Despite all the reported safety problems with the Dreamliner 787, Boeing had a terrific month to close out 2012. The company received 183 orders in December, a pickup in pace over the 124 in November (and the 101.8% decline for non-defense aircraft in August 2012). That led to a headline increase in total durable goods orders of 4.6%, cheering markets in the US and elsewhere.

Outside of Boeing, however, the picture is far less robust and the downward channel for the goods economy that has existed since early 2012 remains undisturbed. Stripping out the Boeing effect (as well as the usual seasonal adjustments) we see that shipments and new orders have fallen to very near their lowest pace of the year.

In terms of forecasting capital expenditures, the charts for nondefense capital goods (ex aircraft) are very nearly, and uncannily, identical to the full durable goods chart posted above.

The only difference between them appears to be the degree to which new orders have contracted throughout the middle of 2012 (worse for capital goods). The relation between capital expenditures and the overall goods economy is usually pretty close, but this nearly coincident movement in timing and degree is rather interesting. That would indicate that businesses are very much attuned to the discretionary consumer environment and are reacting in close proximity to changes in consumer appetite.
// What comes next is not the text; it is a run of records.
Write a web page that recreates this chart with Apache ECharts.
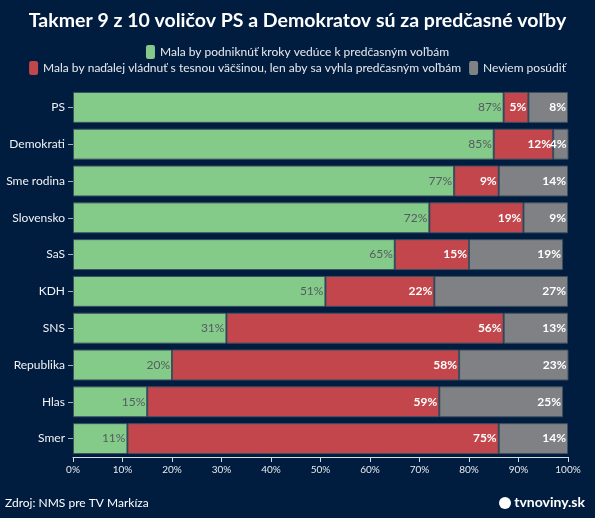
<!DOCTYPE html>
<html><head><meta charset="utf-8">
<script src="https://cdn.jsdelivr.net/npm/echarts@6/dist/echarts.min.js"></script>
<style>html,body{margin:0;padding:0;background:#001d40;}#c{width:595px;height:518px;}</style>
</head><body><div id="c"></div>
<script>
var categories = ['PS','Demokrati','Sme rodina','Slovensko','SaS','KDH','SNS','Republika','Hlas','Smer'];
var seriesNames = ['Mala by podniknúť kroky vedúce k predčasným voľbám','Mala by naďalej vládnuť s tesnou väčšinou, len aby sa vyhla predčasným voľbám','Neviem posúdiť'];
var greenVals = [87,85,77,72,65,51,31,20,15,11];
var redVals = [5,12,9,19,15,22,56,58,59,75];
var grayVals = [8,4,14,9,19,27,13,23,25,14];
var xTicks = [0,10,20,30,40,50,60,70,80,90,100];

var FONT = 'Lato,sans-serif';
var colors = ['#84cb8a','#c2464b','#7f8185'];
var chart = echarts.init(document.getElementById('c'));
function mk(i, vals, labelColor, bold){
  return {
    name: seriesNames[i], type:'bar', stack:'a', data: vals,
    barCategoryGap:'16%',
    itemStyle:{color:colors[i], borderColor:'#3d5060', borderWidth:1},
    label:{show:true, position:'insideRight', formatter:'{c}%', color:labelColor,
      fontWeight: bold?'bold':'normal', fontSize:12, fontFamily:FONT, distance:2}
  };
}
var legendCommon = {left:'center', itemWidth:9, itemHeight:14, icon:'roundRect',
  itemStyle:{borderWidth:0}, textStyle:{color:'#e8eaee', fontSize:12, fontFamily:FONT}, selectedMode:false};
chart.setOption({
  backgroundColor:'#001d40',
  animation:false,
  textStyle:{fontFamily:FONT},
  title:{text:'Takmer 9 z 10 voličov PS a Demokratov sú za predčasné voľby', left:'center', top:6,
    textStyle:{color:'#ffffff', fontSize:19.5, fontWeight:'bold', fontFamily:FONT}},
  legend:[
    Object.assign({data:[seriesNames[0]], top:40, itemGap:6}, legendCommon),
    Object.assign({data:[seriesNames[1], seriesNames[2]], top:56, itemGap:8}, legendCommon)
  ],
  grid:{left:73, right:27, top:89, bottom:61, containLabel:false},
  xAxis:{type:'value', min:0, max:100, interval:10,
    axisLine:{show:true, lineStyle:{color:'#d8dce2'}},
    axisTick:{show:true, length:5, lineStyle:{color:'#d8dce2'}},
    splitLine:{show:false},
    axisLabel:{formatter:'{value}%', color:'#e8eaee', fontSize:10, fontFamily:FONT}},
  yAxis:{type:'category', data:categories, inverse:true,
    axisLine:{show:false}, axisTick:{show:true, length:5, lineStyle:{color:'#a9b0ba'}, alignWithLabel:true},
    axisLabel:{color:'#f0f2f5', fontSize:12, fontFamily:FONT, margin:8}},
  series:[ mk(0, greenVals, '#555b60', false), mk(1, redVals, '#ffffff', true), mk(2, grayVals, '#ffffff', true)],
  graphic:[
    {type:'text', left:5, top:497, style:{text:'Zdroj: NMS pre TV Markíza', fill:'#ffffff', fontSize:12, fontFamily:FONT}},
    {type:'circle', shape:{cx:505, cy:503, r:6}, style:{fill:'#ffffff'}},
    {type:'text', right:10, top:495, style:{text:'tvnoviny.sk', fill:'#ffffff', fontSize:14, fontWeight:'bold', fontFamily:FONT}}
  ]
});
</script></body></html>
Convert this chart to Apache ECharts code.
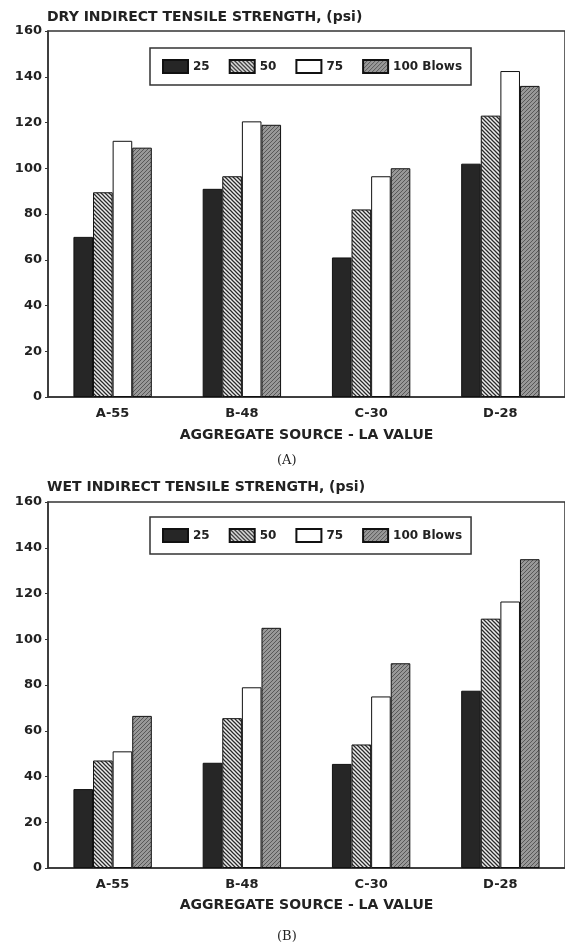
<!DOCTYPE html>
<html>
<head>
<meta charset="utf-8">
<script src="https://cdn.jsdelivr.net/npm/echarts@6/dist/echarts.min.js"></script>
<style>
html,body{margin:0;padding:0;background:#fff;}
#c{width:565px;height:950px;}
</style>
</head>
<body>
<div id="c"></div>
<script>
// ---- data ----
var categories = ['A-55', 'B-48', 'C-30', 'D-28'];
var seriesNames = ['25', '50', '75', '100 Blows'];
var yTicks = [0, 20, 40, 60, 80, 100, 120, 140, 160];
var dry25 = [70, 91, 61, 102];
var dry50 = [89.5, 96.5, 82, 123];
var dry75 = [112, 120.5, 96.5, 142.5];
var dry100 = [109, 119, 100, 136];
var wet25 = [34.5, 46, 45.5, 77.5];
var wet50 = [47, 65.5, 54, 109];
var wet75 = [51, 79, 75, 116.5];
var wet100 = [66.5, 105, 89.5, 135];
var titleDry = 'DRY INDIRECT TENSILE STRENGTH, (psi)';
var titleWet = 'WET INDIRECT TENSILE STRENGTH, (psi)';
var xName = 'AGGREGATE SOURCE - LA VALUE';
var panelA = '(A)';
var panelB = '(B)';

// ---- patterns ----
function hatchPattern() {
  var c = document.createElement('canvas');
  c.width = 4; c.height = 4;
  var g = c.getContext('2d');
  g.fillStyle = '#ececec'; g.fillRect(0, 0, 4, 4);
  g.strokeStyle = '#2a2a2a'; g.lineWidth = 1.25;
  g.beginPath();
  g.moveTo(-1, -1); g.lineTo(5, 5);
  g.moveTo(-1, 3); g.lineTo(1, 5);
  g.moveTo(3, -1); g.lineTo(5, 1);
  g.stroke();
  return c;
}
function grayPattern() {
  var c = document.createElement('canvas');
  c.width = 4; c.height = 4;
  var g = c.getContext('2d');
  g.fillStyle = '#989898'; g.fillRect(0, 0, 4, 4);
  g.fillStyle = '#585858';
  g.fillRect(0, 0, 1, 1); g.fillRect(2, 2, 1, 1);
  g.fillRect(1, 3, 1, 1); g.fillRect(3, 1, 1, 1);
  return c;
}
var fills = [
  '#262626',
  { image: hatchPattern(), repeat: 'repeat' },
  '#ffffff',
  { image: grayPattern(), repeat: 'repeat' }
];

var FONT = 'DejaVu Sans';
var chart = echarts.init(document.getElementById('c'), null, { renderer: 'canvas' });

function mkX(gi, gap) {
  return {
    type: 'category', gridIndex: gi, data: categories,
    axisLine: { lineStyle: { color: '#333', width: 1.5 } },
    axisTick: { show: false },
    axisLabel: { color: '#222', fontFamily: FONT, fontWeight: 'bold', fontSize: 13, margin: 10 },
    name: xName, nameLocation: 'middle', nameGap: gap,
    nameTextStyle: { color: '#222', fontFamily: FONT, fontWeight: 'bold', fontSize: 14 }
  };
}
function mkY(gi) {
  return {
    type: 'value', gridIndex: gi, min: yTicks[0], max: yTicks[yTicks.length - 1],
    interval: yTicks[1] - yTicks[0],
    splitLine: { show: false },
    axisLine: { show: true, lineStyle: { color: '#333', width: 1.5 } },
    axisTick: { show: true, inside: false, length: 3, lineStyle: { color: '#333' } },
    axisLabel: { color: '#222', fontFamily: FONT, fontWeight: 'bold', fontSize: 13, margin: 6 }
  };
}
var allData = [[dry25, dry50, dry75, dry100], [wet25, wet50, wet75, wet100]];
var series = [];
for (var gi = 0; gi < 2; gi++) {
  for (var s = 0; s < 4; s++) {
    series.push({
      type: 'bar', name: seriesNames[s], xAxisIndex: gi, yAxisIndex: gi,
      data: allData[gi][s], barWidth: 19.6, barGap: '0%',
      itemStyle: { color: fills[s], borderColor: '#111', borderWidth: 1 },
      emphasis: { disabled: true }
    });
  }
}
function mkLegend(top) {
  return {
    data: seriesNames.map(function (n) { return { name: n, icon: 'rect' }; }),
    left: 150, top: top, orient: 'horizontal',
    borderColor: '#333', borderWidth: 1.5, padding: [11, 9, 11, 12],
    itemWidth: 25, itemHeight: 13, itemGap: 19,
    selectedMode: false,
    textStyle: { color: '#222', fontFamily: FONT, fontWeight: 'bold', fontSize: 12 }
  };
}
chart.setOption({
  animation: false,
  backgroundColor: '#fff',
  title: [
    { text: titleDry, left: 47, top: 10, textStyle: { fontFamily: FONT, fontWeight: 'bold', fontSize: 14, color: '#222' }, padding: 0 },
    { text: titleWet, left: 47, top: 480, textStyle: { fontFamily: FONT, fontWeight: 'bold', fontSize: 14, color: '#222' }, padding: 0 },
    { text: panelA, left: 277, top: 454, textStyle: { fontFamily: 'DejaVu Serif', fontWeight: 'normal', fontSize: 13, color: '#222' }, padding: 0 },
    { text: panelB, left: 277, top: 930, textStyle: { fontFamily: 'DejaVu Serif', fontWeight: 'normal', fontSize: 13, color: '#222' }, padding: 0 }
  ],
  grid: [
    { left: 48, top: 31, width: 523, height: 366, show: true, borderColor: '#333', borderWidth: 1.5, backgroundColor: 'transparent' },
    { left: 48, top: 502, width: 523, height: 366, show: true, borderColor: '#333', borderWidth: 1.5, backgroundColor: 'transparent' }
  ],
  legend: [mkLegend(48), mkLegend(517)],
  xAxis: [mkX(0, 31), mkX(1, 30)],
  yAxis: [mkY(0), mkY(1)],
  series: series
});
</script>
</body>
</html>
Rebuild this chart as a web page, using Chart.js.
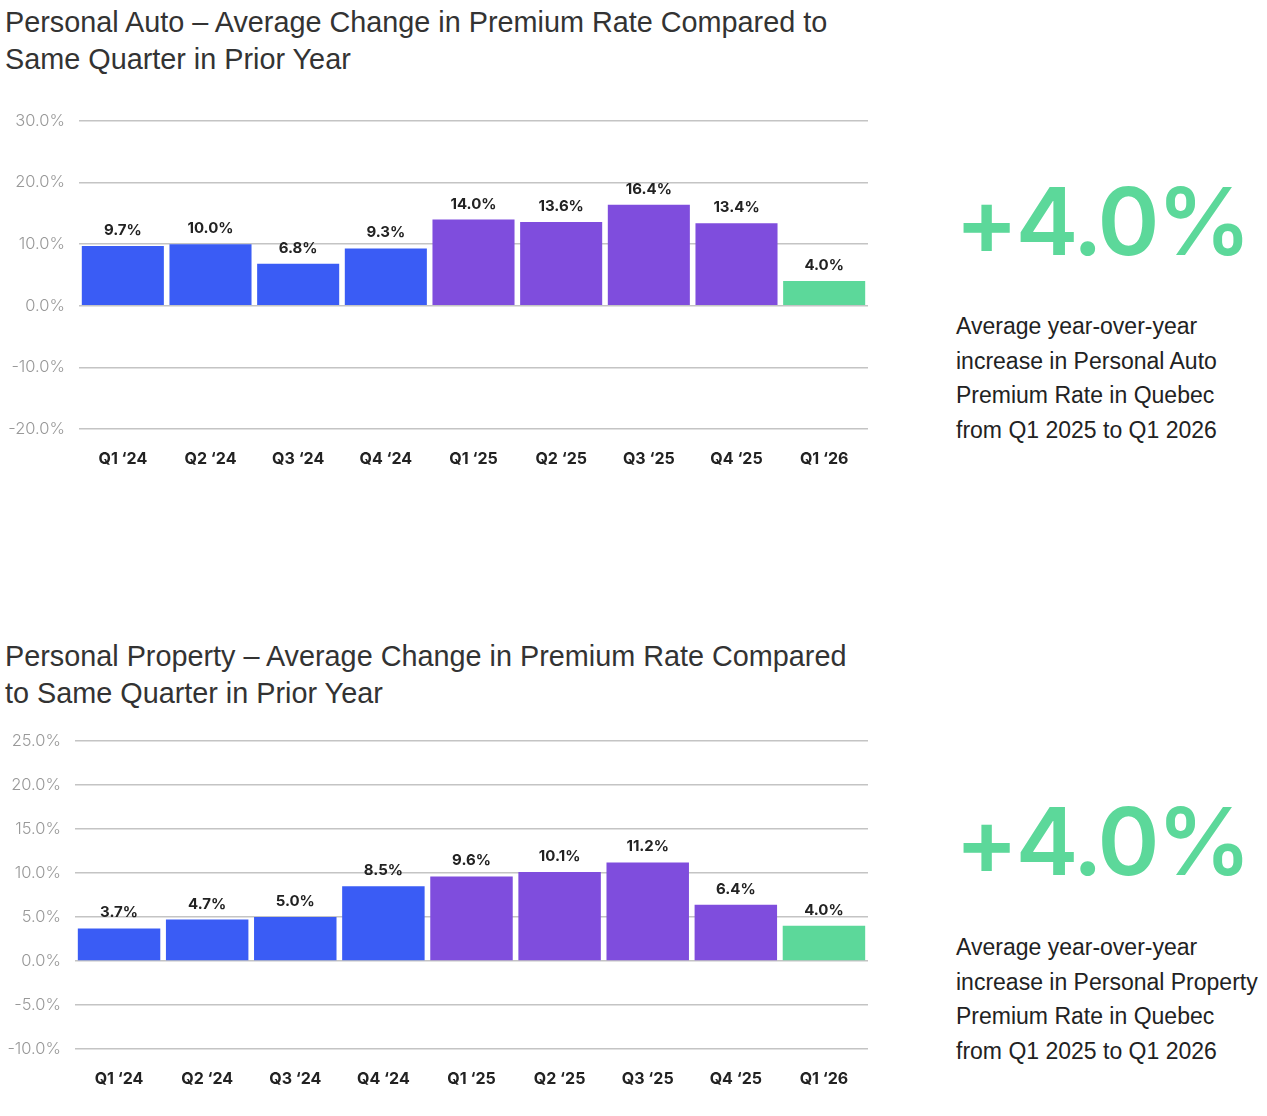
<!DOCTYPE html>
<html>
<head>
<meta charset="utf-8">
<script src="https://cdn.jsdelivr.net/npm/chart.js@4.4.1/dist/chart.umd.min.js"></script>
<style>
  body { margin: 0; background: #fff; width: 1267px; height: 1116px; position: relative; overflow: hidden; font-family: "Liberation Sans", Arial, sans-serif; }
  .title { position: absolute; left: 5px; font-size: 28.8px; line-height: 37px; color: #333; }
  .big { position: absolute; left: 955px; font-family: Inter, sans-serif; font-weight: 600; font-size: 94px; color: #5cd89a; line-height: 1; letter-spacing: -2.5px; }
  .desc { position: absolute; left: 956px; font-size: 23px; line-height: 34.5px; color: #222; }
  .box { position: absolute; left: 0; width: 880px; height: 383px; }
</style>
</head>
<body>
<div class="title" style="top:4px">Personal Auto – Average Change in Premium Rate Compared to<br>Same Quarter in Prior Year</div>
<div class="box" style="top:97px"><canvas id="autoChart"></canvas></div>
<div class="big" style="top:174px">+4.0%</div>
<div class="desc" style="top:309px">Average year-over-year<br>increase in Personal Auto<br>Premium Rate in Quebec<br>from Q1 2025 to Q1 2026</div>

<div class="title" style="top:638px">Personal Property – Average Change in Premium Rate Compared<br>to Same Quarter in Prior Year</div>
<div class="box" style="top:717px"><canvas id="propertyChart"></canvas></div>
<div class="big" style="top:794px">+4.0%</div>
<div class="desc" style="top:930px">Average year-over-year<br>increase in Personal Property<br>Premium Rate in Quebec<br>from Q1 2025 to Q1 2026</div>

<script>
const quarters = ["Q1 \u201824", "Q2 \u201824", "Q3 \u201824", "Q4 \u201824", "Q1 \u201825", "Q2 \u201825", "Q3 \u201825", "Q4 \u201825", "Q1 \u201826"];
const autoValues = [9.7, 10.0, 6.8, 9.3, 14.0, 13.6, 16.4, 13.4, 4.0];
const propertyValues = [3.7, 4.7, 5.0, 8.5, 9.6, 10.1, 11.2, 6.4, 4.0];
const barColors = ["#3a5cf5", "#3a5cf5", "#3a5cf5", "#3a5cf5", "#7f4ddd", "#7f4ddd", "#7f4ddd", "#7f4ddd", "#5cd89a"];

// draws the value above every bar
const valueLabels = {
    id: "valueLabels",
    afterDatasetsDraw(chart) {
        const ctx = chart.ctx;
        const meta = chart.getDatasetMeta(0);
        ctx.save();
        ctx.font = "bold 15px Inter, 'DejaVu Sans', sans-serif";
        ctx.fillStyle = "#222";
        ctx.textAlign = "center";
        ctx.textBaseline = "bottom";
        meta.data.forEach((bar, i) => {
            const v = chart.data.datasets[0].data[i];
            ctx.fillText(v.toFixed(1) + "%", bar.x, bar.y - 8);
        });
        ctx.restore();
    }
};

function makeChart(id, values, yMin, yMax, step, axisWidth) {
    const ctx = document.getElementById(id).getContext("2d");
    return new Chart(ctx, {
        type: "bar",
        data: {
            labels: quarters,
            datasets: [{
                data: values,
                backgroundColor: barColors,
                borderWidth: 0,
                categoryPercentage: 1,
                barPercentage: 0.936
            }]
        },
        plugins: [valueLabels],
        options: {
            responsive: true,
            maintainAspectRatio: false,
            animation: false,
            layout: { padding: { top: 17, right: 12, bottom: 0, left: 0 } },
            plugins: { legend: { display: false }, tooltip: { enabled: false } },
            scales: {
                x: {
                    afterFit: (scale) => { scale.height = 51; },
                    grid: { display: false, drawTicks: false },
                    border: { display: false },
                    ticks: {
                        padding: 21,
                        color: "#222",
                        font: { family: "Inter, 'DejaVu Sans', sans-serif", size: 16, weight: "bold" }
                    }
                },
                y: {
                    min: yMin,
                    max: yMax,
                    afterFit: (scale) => { scale.width = axisWidth; },
                    grid: { color: "#c4c4c4", lineWidth: 1.5, drawTicks: false },
                    border: { display: false },
                    ticks: {
                        stepSize: step,
                        padding: 14,
                        color: "#999",
                        font: { family: "Inter, 'DejaVu Sans', sans-serif", size: 16.5, weight: 300 },
                        callback: (v) => v.toFixed(1) + "%"
                    }
                }
            }
        }
    });
}

makeChart("autoChart", autoValues, -20, 30, 10, 79);
makeChart("propertyChart", propertyValues, -10, 25, 5, 75);
</script>
</body>
</html>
Not only is that disconcerting when compared to the previous steady trend, but the last two months of the year normally convey an upward bias. The fact that both November and December fell well off the recovery trend is good confirmation that contraction in the goods economy has not much abated. In the historical context, November & December 2012 were the worst performance since 2000, meaning that the just concluded year in the goods economy actually underperformed 2007 by a significant degree.

I think we can conclude that a full-blown contraction of any significant scale is not yet apparent, but that is certainly the track that the goods economy is on. Both durable goods and nondefense capital goods (ex trans and aircraft, respectively) unambiguously confirm that analysis despite the headlines of seasonally adjusted strength.